Tarif LRT Diperkirakan Maksimal Rp15 Ribu per Penumpang, kata Ahok
Dirut PT Adhi Karya Kiswodarman (kiri) menjelaskan pembangunan LRT kepada Presiden RI Joko Widodo didampingi Gubernur DKI Jakarta Basuki T Purnama (Foto: Setkab)

Jakarta (B2B) - Pemerintah Provinsi DKI Jakarta memastikan tidak menyediakan subsidi tarif moda transportasi massal berbasis rel, Light Rapid Transit (LRT). Pasalnya, untuk prasarana berupa jalur dan stasiun LRT akan dibangun oleh pemerintah, sementara untuk operasional dan pengadaan kereta atau rolling stock baru diserahkan kepada swasta melalui lelang.

Gubernur DKI Jakarta mengatakan pemerintah sudah menanggung hingga 70 persen untuk pembangunan LRT, dan diperkirakan tarif LRT bisa mencapai Rp10.000 hingga Rp15.000.

"Kelihatan ini nggak ada subsidi, sebab 70 persen prasarananya sudah ditanggung pemerintah. Sarana paling 30 persen, dengan dasar itu kita yakin paling tarifnya Rp10 ribu hingga Rp15 ribu," kata Ahok di Balai Kota belum lama ini.

Sebagaimana diketahui, pembangunan LRT tidak hanya dilakukan oleh Pemprov DKI Jakarta, melainkan bersama pemerintah pusat melalui Kementerian Perhubungan (Kemenhub). Gubernur Ahok bahkan menyerahkan lelang operasional tujuh koridor LRT kepada Kemenhub.

"Biar sekalian dan biar saling masuk (antara LRT DKI dengan LRT Adhi Karya). Biar sama sistem pembayaran rupiah per kilometernya antara LRT yang di Jakarta dan di luar Jakarta," katanya lagi.

Hal itu dilakukan agar harga rupiah per kilometer setiap koridor bisa sama, selain itu dengan pemusatan lelang ke Kemenhub, maka operasional LRT akan saling terintegrasi sehingga setiap koridor tidak berdiri sendiri. Selain itu, ‎tidak boleh ada perbedaan harga dari luar kota dan dalam kota.

Presiden Joko Widodo sendiri telah menerbitkan Peraturan Presiden (Perpres) Nomor 98/2015 tentang Percepatan Penyelenggaraan Light Rail Transit terintegrasi dengan wilayah Jakarta, Bogor, Depok, dan Bekasi. Serta Perpres Nomor 99 Tahun 2015 tentang Percepatan Penyelenggaran Perkeretaapian Umum di wilayah DKI Jakarta.

Di dalam Perpres tersebut, lanjut Basuki, Pemprov DKI boleh menunjuk langsung Badan Usaha Milik Daerah (BUMD) untuk membangun infrastruktur LRT. Apabila LRT pemerintah pusat dikerjakan oleh PT Adhi Karya, LRT DKI dikerjakan oleh PT Jakarta Propertindo.

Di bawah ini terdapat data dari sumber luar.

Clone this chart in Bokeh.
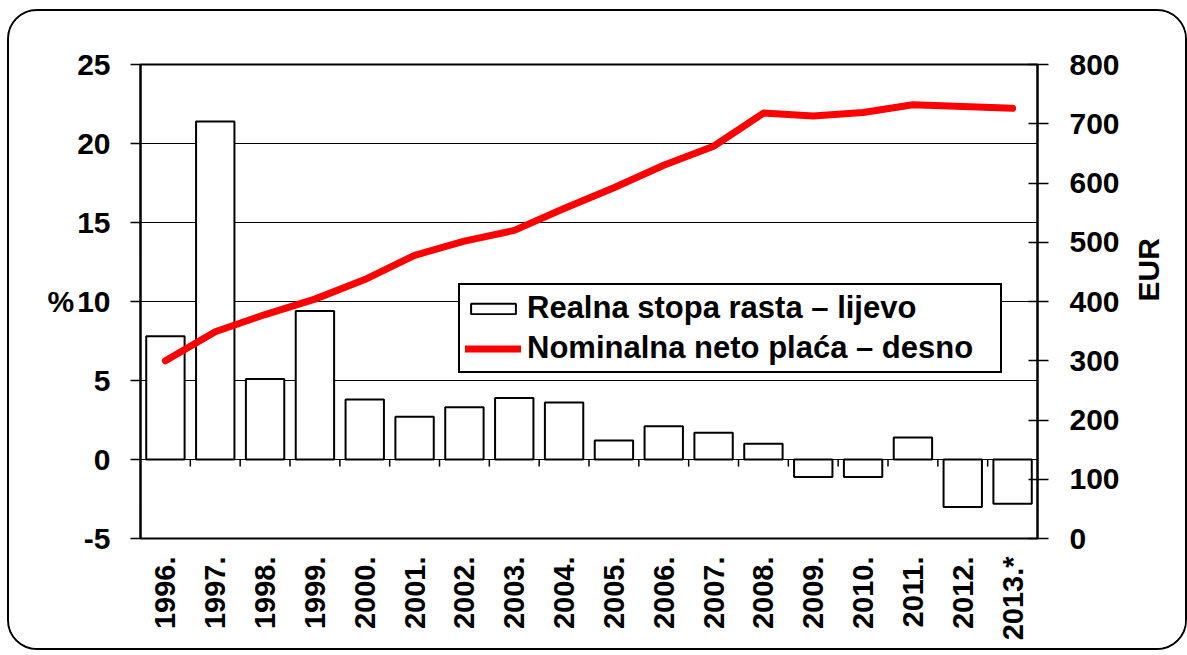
import math
from bokeh.plotting import figure
from bokeh.models import (Range1d, LinearAxis, FixedTicker, Legend, LegendItem,
                          FactorRange)
from bokeh.embed import file_html
from bokeh.resources import INLINE

years = ["1996.", "1997.", "1998.", "1999.", "2000.", "2001.", "2002.", "2003.",
         "2004.", "2005.", "2006.", "2007.", "2008.", "2009.", "2010.", "2011.",
         "2012.", "2013.*"]
real_growth = [7.8, 21.4, 5.1, 9.4, 3.8, 2.7, 3.3, 3.9, 3.6, 1.2, 2.1, 1.7,
               1.0, -1.1, -1.1, 1.4, -3.0, -2.8]
net_wage = [300, 349, 378, 404, 437, 478, 502, 520, 557, 592, 630, 662,
            718, 713, 719, 732, 729, 726]
left_ticks = [-5, 0, 5, 10, 15, 20, 25]
left_tick_labels = {-5: "-5", 0: "0", 5: "5", 10: "10", 15: "15", 20: "20", 25: "25"}
right_ticks = [0, 100, 200, 300, 400, 500, 600, 700, 800]
label_bars = "Realna stopa rasta – lijevo"
label_line = "Nominalna neto plaća – desno"

FONT = "Liberation Sans"
FS = "30px"

p = figure(x_range=FactorRange(*years), y_range=Range1d(-5, 25),
           frame_width=897, frame_height=474,
           min_border_left=131, min_border_right=148,
           min_border_top=53, min_border_bottom=110,
           output_backend="svg", toolbar_location=None)
p.extra_y_ranges = {"eur": Range1d(0, 800)}
p.background_fill_color = "white"
p.border_fill_color = "white"
p.outline_line_color = "black"
p.outline_line_width = 2
p.styles = {"border": "2px solid black", "border-radius": "30px",
            "overflow": "hidden", "margin-left": "7px", "margin-top": "9px"}

# grid
p.xgrid.visible = False
p.ygrid.ticker = FixedTicker(ticks=left_ticks)
p.ygrid.grid_line_color = "black"
p.ygrid.grid_line_width = 1.2

# bars
bars = p.vbar(x=years, top=real_growth, bottom=0, width=0.77,
              fill_color="white", line_color="black", line_width=2)

# category boundary ticks at zero line
bounds = list(range(1, len(years)))
p.segment(x0=bounds, x1=bounds, y0=[0] * len(bounds), y1=[-0.45] * len(bounds),
          line_color="black", line_width=1.5)

# line
line = p.line(x=years, y=net_wage, y_range_name="eur", line_color="#ff0000",
              line_width=7, line_cap="round", line_join="round")

# left axis
ya = p.yaxis[0]
ya.ticker = FixedTicker(ticks=left_ticks)
ya.major_label_overrides = left_tick_labels
ya.major_tick_out = 10
ya.major_tick_in = 0
ya.minor_tick_line_color = None
ya.axis_line_width = 2
ya.major_tick_line_width = 1.5
ya.major_label_text_font = FONT
ya.major_label_text_font_style = "bold"
ya.major_label_text_font_size = FS
ya.major_label_text_color = "black"
ya.major_label_standoff = 20
ya.axis_label = "%"
ya.axis_label_orientation = "horizontal"
ya.axis_label_standoff = 0
ya.axis_label_text_font = FONT
ya.axis_label_text_font_style = "bold"
ya.axis_label_text_font_size = FS
ya.axis_label_text_color = "black"

# right axis
ra = LinearAxis(y_range_name="eur", ticker=FixedTicker(ticks=right_ticks))
ra.major_tick_out = 11
ra.major_tick_in = 9
ra.minor_tick_line_color = None
ra.axis_line_width = 2
ra.major_tick_line_width = 1.5
ra.major_label_text_font = FONT
ra.major_label_text_font_style = "bold"
ra.major_label_text_font_size = FS
ra.major_label_text_color = "black"
ra.major_label_standoff = 21
ra.axis_label = "EUR"
ra.axis_label_orientation = math.pi / 2
ra.axis_label_standoff = 26
ra.axis_label_text_font = FONT
ra.axis_label_text_font_style = "bold"
ra.axis_label_text_font_size = FS
ra.axis_label_text_color = "black"
p.add_layout(ra, "right")

# bottom axis
xa = p.xaxis[0]
xa.axis_line_color = None
xa.major_tick_line_color = None
xa.minor_tick_line_color = None
xa.major_label_orientation = math.pi / 2
xa.major_label_standoff = 12
xa.major_label_text_font = FONT
xa.major_label_text_font_style = "bold"
xa.major_label_text_font_size = "29px"
xa.major_label_text_color = "black"

legend = Legend(items=[LegendItem(label=label_bars, renderers=[bars]),
                       LegendItem(label=label_line, renderers=[line])],
                location=(318, 165), orientation="vertical",
                border_line_color="black", border_line_width=2, border_line_alpha=1,
                background_fill_color="white", background_fill_alpha=1,
                label_text_font=FONT, label_text_font_style="bold",
                label_text_font_size="31px", label_text_color="black",
                glyph_width=56, glyph_height=13, label_standoff=6,
                padding=5, spacing=4, label_height=34, label_width=468, margin=0)
p.add_layout(legend)

open("out.html", "w").write(file_html(p, INLINE))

Nantinya, Pemprov DKI akan membeli kembali prasarana tersebut. Karena dalam Perpres juga diatur semua prasarana LRT adalah milik negara. Untuk lelang rolling stock baru diserahkan kepada swasta.

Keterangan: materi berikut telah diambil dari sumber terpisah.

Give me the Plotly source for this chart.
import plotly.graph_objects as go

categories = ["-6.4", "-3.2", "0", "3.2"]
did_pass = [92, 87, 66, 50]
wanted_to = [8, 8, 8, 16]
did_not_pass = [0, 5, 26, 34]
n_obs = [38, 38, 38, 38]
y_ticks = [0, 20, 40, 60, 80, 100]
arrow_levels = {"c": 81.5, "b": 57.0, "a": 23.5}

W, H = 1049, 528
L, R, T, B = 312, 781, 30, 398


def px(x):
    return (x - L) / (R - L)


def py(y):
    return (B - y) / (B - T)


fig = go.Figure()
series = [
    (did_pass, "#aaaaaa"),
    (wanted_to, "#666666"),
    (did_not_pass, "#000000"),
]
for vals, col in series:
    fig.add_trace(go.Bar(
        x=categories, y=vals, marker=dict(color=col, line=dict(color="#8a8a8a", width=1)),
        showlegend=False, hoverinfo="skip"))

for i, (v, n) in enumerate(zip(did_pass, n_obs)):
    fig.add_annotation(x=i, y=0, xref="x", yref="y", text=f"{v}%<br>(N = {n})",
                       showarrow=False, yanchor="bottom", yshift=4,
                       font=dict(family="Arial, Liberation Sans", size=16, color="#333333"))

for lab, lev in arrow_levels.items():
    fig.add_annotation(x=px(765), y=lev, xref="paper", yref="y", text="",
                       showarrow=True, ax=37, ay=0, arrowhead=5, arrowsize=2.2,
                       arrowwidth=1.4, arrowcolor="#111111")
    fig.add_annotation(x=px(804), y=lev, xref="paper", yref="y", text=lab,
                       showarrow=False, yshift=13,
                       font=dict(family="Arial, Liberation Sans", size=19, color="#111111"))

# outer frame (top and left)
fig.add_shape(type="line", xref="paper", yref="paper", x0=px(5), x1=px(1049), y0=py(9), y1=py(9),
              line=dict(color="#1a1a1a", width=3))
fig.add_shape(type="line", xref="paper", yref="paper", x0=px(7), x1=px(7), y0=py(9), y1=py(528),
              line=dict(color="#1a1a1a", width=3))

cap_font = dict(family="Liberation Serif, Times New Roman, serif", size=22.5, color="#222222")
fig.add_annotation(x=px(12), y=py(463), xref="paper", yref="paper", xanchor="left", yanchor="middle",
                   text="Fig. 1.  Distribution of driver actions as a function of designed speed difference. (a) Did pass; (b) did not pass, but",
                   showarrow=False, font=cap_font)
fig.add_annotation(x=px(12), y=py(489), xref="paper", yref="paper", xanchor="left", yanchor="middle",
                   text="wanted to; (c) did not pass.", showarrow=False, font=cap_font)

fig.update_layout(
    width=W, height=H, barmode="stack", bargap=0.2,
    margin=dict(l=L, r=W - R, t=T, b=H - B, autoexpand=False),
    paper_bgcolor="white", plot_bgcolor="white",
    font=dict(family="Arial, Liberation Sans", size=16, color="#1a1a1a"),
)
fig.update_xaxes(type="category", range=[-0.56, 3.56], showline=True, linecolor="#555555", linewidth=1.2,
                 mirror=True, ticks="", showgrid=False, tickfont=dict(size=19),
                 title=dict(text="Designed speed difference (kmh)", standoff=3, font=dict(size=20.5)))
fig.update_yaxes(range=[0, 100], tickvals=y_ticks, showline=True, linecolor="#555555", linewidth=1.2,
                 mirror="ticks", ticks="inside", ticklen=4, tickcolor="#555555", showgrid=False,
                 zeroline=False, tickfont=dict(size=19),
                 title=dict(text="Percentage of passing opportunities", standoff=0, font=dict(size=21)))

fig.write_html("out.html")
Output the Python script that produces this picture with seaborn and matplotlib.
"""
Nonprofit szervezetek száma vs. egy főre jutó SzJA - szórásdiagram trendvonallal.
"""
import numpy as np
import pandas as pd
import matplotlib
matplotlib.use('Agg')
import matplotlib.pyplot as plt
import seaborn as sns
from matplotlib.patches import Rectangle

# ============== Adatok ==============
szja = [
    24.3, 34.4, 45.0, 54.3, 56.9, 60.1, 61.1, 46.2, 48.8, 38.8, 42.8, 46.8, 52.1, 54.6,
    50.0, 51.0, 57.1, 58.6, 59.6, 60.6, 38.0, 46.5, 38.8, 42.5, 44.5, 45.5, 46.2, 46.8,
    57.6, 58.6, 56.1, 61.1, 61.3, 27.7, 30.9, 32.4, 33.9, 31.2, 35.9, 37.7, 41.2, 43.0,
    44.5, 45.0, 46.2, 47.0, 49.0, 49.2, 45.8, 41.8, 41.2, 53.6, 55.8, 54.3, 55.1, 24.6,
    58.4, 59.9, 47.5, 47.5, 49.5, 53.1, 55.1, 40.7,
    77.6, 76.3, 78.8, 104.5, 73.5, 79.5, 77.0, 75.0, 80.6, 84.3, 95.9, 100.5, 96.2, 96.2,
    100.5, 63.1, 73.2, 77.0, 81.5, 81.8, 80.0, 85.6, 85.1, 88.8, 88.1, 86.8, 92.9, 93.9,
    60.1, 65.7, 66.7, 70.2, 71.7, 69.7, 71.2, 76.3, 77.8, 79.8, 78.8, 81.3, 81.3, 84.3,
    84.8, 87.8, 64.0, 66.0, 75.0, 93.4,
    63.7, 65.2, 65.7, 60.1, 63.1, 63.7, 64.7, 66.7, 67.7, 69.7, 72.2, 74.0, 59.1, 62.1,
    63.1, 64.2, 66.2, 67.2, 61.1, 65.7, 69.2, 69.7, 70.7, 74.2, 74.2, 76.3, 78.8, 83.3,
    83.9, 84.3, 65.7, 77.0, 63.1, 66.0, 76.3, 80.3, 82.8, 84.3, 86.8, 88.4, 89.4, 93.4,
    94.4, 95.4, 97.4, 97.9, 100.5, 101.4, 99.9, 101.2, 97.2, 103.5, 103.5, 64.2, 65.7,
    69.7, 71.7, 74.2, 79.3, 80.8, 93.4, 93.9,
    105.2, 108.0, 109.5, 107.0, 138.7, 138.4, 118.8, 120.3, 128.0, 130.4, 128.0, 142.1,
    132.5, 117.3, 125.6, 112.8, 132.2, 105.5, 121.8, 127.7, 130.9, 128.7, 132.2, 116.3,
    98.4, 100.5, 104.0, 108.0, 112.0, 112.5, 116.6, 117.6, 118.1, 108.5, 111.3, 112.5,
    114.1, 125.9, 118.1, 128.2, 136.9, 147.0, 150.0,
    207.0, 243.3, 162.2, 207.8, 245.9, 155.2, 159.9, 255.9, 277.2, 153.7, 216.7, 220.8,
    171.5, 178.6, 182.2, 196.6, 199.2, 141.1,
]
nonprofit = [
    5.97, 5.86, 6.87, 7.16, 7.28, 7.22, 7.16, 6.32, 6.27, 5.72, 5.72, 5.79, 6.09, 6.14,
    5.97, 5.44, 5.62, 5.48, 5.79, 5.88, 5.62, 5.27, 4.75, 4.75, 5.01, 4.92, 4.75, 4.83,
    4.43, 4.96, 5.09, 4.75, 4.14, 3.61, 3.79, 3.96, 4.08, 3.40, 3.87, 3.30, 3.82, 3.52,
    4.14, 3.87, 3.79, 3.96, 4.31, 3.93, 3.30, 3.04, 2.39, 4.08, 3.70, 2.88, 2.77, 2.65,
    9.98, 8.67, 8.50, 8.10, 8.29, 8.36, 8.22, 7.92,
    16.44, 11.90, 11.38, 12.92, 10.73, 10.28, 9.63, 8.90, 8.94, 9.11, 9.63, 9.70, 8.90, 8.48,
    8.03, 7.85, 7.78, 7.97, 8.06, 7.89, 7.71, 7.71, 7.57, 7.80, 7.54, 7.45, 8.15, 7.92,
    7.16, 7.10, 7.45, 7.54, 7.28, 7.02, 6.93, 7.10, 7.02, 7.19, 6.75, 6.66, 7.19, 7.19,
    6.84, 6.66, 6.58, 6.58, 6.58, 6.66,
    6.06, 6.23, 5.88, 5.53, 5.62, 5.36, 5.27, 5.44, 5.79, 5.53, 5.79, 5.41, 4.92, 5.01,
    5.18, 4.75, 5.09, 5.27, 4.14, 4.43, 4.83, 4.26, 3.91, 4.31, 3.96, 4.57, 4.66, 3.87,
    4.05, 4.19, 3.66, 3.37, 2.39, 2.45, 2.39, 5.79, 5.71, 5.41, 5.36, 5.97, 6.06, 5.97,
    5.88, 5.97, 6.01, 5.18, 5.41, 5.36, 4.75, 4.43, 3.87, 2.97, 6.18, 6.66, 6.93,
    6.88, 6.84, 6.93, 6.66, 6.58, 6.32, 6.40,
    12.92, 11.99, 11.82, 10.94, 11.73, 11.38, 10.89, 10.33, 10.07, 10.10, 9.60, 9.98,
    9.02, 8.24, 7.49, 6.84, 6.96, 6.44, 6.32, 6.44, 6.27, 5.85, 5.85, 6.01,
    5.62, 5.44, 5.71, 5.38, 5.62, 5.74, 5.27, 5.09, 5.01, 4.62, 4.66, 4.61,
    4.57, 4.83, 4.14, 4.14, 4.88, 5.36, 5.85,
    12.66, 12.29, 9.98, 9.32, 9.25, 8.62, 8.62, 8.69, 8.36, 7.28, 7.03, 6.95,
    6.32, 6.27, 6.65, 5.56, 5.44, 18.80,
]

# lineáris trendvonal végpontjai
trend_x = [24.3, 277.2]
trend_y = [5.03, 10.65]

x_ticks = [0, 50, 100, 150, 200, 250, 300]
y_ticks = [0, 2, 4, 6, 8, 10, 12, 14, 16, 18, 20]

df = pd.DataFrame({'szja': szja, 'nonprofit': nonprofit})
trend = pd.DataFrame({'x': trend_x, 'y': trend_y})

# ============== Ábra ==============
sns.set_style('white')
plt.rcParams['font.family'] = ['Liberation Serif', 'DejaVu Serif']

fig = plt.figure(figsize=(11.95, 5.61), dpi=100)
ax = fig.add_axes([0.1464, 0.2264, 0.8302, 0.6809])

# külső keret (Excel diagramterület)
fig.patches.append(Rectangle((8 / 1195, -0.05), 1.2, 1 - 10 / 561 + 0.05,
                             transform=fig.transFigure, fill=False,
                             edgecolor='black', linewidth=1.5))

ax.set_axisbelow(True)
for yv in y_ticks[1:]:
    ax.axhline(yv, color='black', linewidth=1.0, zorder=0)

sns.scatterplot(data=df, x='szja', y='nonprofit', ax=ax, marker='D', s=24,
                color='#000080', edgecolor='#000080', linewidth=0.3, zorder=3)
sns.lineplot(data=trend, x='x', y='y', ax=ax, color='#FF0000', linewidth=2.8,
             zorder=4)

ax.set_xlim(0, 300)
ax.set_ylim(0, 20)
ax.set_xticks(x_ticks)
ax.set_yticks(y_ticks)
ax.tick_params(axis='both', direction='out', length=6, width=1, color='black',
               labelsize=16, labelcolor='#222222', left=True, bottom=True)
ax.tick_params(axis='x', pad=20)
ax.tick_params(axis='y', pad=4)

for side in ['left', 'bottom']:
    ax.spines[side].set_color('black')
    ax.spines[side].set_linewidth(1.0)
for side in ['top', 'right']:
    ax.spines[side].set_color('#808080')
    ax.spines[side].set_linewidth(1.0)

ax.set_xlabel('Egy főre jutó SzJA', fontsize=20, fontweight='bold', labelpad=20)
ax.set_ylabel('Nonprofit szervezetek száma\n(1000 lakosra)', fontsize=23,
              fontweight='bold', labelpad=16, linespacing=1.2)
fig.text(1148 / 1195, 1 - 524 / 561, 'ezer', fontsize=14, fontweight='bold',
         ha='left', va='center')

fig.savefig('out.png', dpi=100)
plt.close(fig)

Jakarta (B2B) - Gubernur DKI Jakarta, Basuki Tjahaja Purnama said will give a subsidy for Light Rapid Transit (LRT) as a rail-based transportation. The facility such as lane and station are built by central government, the operational and train procurement or rolling stock will be given to private party via an auction.

Governor Purnama said the central government has funded the project up to 70 percent, so the LRT tariff could reach 10 to 15 thousand rupiahs.

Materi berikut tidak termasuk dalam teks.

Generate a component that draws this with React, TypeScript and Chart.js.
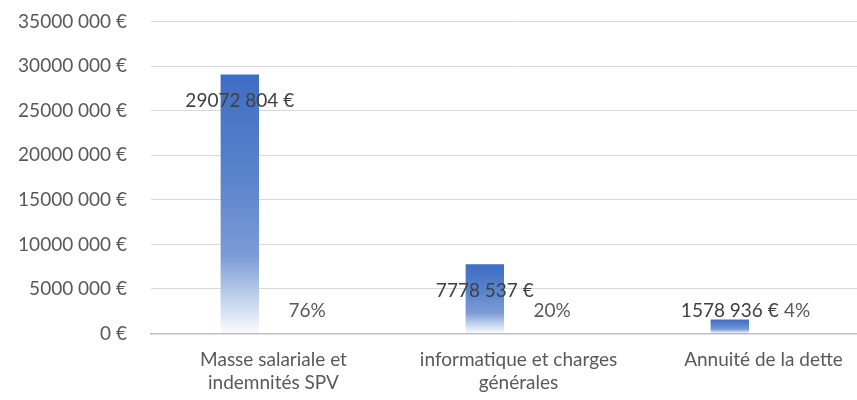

"No subsidy for LRT tariff since the central government assist up to 70 percent," he said here recently.

Previously known the LRT development is run by central government with Jakarta Provincial Government, and Governor Purnama lets Indonesian Transportation Ministry run the seven corridor's operational auction.

Giving the auction process to the ministry, it means no different corridor executor. It will surely be integrated each other, and tariff fee will remain the same for inner and outer city.

The Indonesia President Joko Widodo has issued Presidential Regulation (Perpres) No. 98/2015 about Light Rail Transit Acceleration integrated with Jakarta, Bogor, Depok, and Bekasi. Also Perpres No. 99/2015 about Public Train Acceleration in Jakarta.

Based on those regulation, Jakarta Provincial Government is able to choose Regional-Owned Enterprise (BUMD) to develop LRT infrastructure. Central government's LRT is worked by PT Adhi Karya, while city's LRT done by PT Jakarta Propertindo.

Later on, Jakarta Provincial Government will buy the infrastructure back.